This example shows how to implement an online model predictive controller using the OPC client supplied with the Industrial Communication Toolbox™ software.

The example uses the Matrikon™ OPC Simulation Server to simulate the behavior of an industrial process in Windows®.

Download the Matrikon OPC Simulation Server

Download and install the OPC Simulation Server. Perform a default installation of the Simulation Server, including all prerequisites.

After downloading and installing the server, install and register the OPC Foundation Core components.

opcregister('-silent') 

Connect to OPC Server

To connect to the OPC server, first clear any existing OPC connections.

opcreset

Clear the callback persistent variables.

clear mpcopcPlantStep
clear mpcopcMPCStep

Connect to the OPC Server.

try
    h = opcda('localhost','Matrikon.OPC.Simulation.1');
    connect(h);
catch ME
    disp(['The Matrikon(TM) OPC Simulation Server ' ... 
          'must be running on the local machine.'])
    return
end

Configure Plant OPC I/O

In practice, the plant would be a physical process, and the OPC tags which define its I/O would already have been created on the OPC server. However, in this case, since an OPC simulation server is used, the plant behavior must be simulated.

To do so, you define tags for the plant manipulated and measured variables and create a callback function (mpcopcPlantStep) to simulate the plant response to changes in the manipulated variables.

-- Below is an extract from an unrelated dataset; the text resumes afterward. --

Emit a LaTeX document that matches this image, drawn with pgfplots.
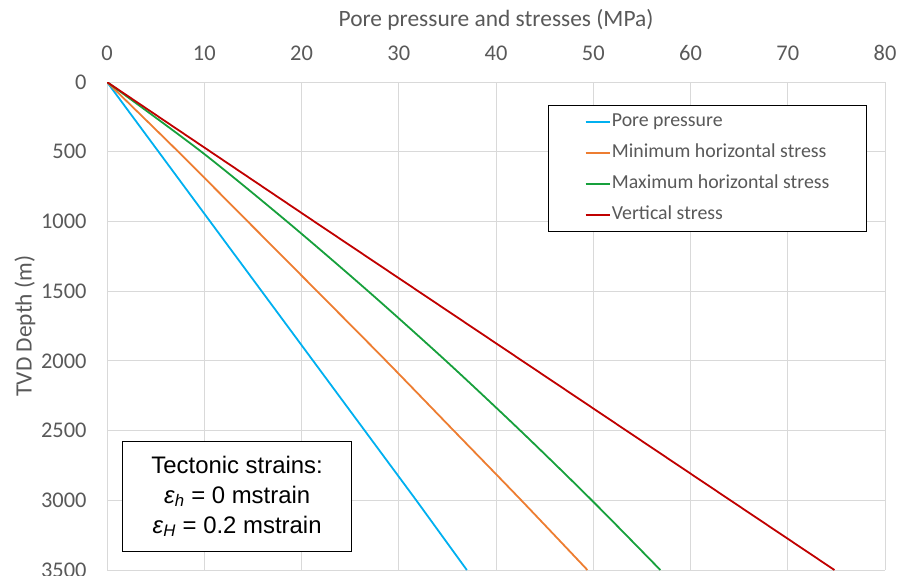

Two OPC groups are required, one to represent the two manipulated variables to be read by the plant simulator and another to write back the two measured plant outputs storing the results of the plant simulation.

Build an OPC group for two plant inputs and initialize them to zero.

plant_read = addgroup(h,'plant_read');
imv1 = additem(plant_read,'Bucket Brigade.Real8','double');
writeasync(imv1,0);
imv2 = additem(plant_read,'Bucket Brigade.Real4','double');
writeasync(imv2,0);

Build an OPC group for the plant outputs.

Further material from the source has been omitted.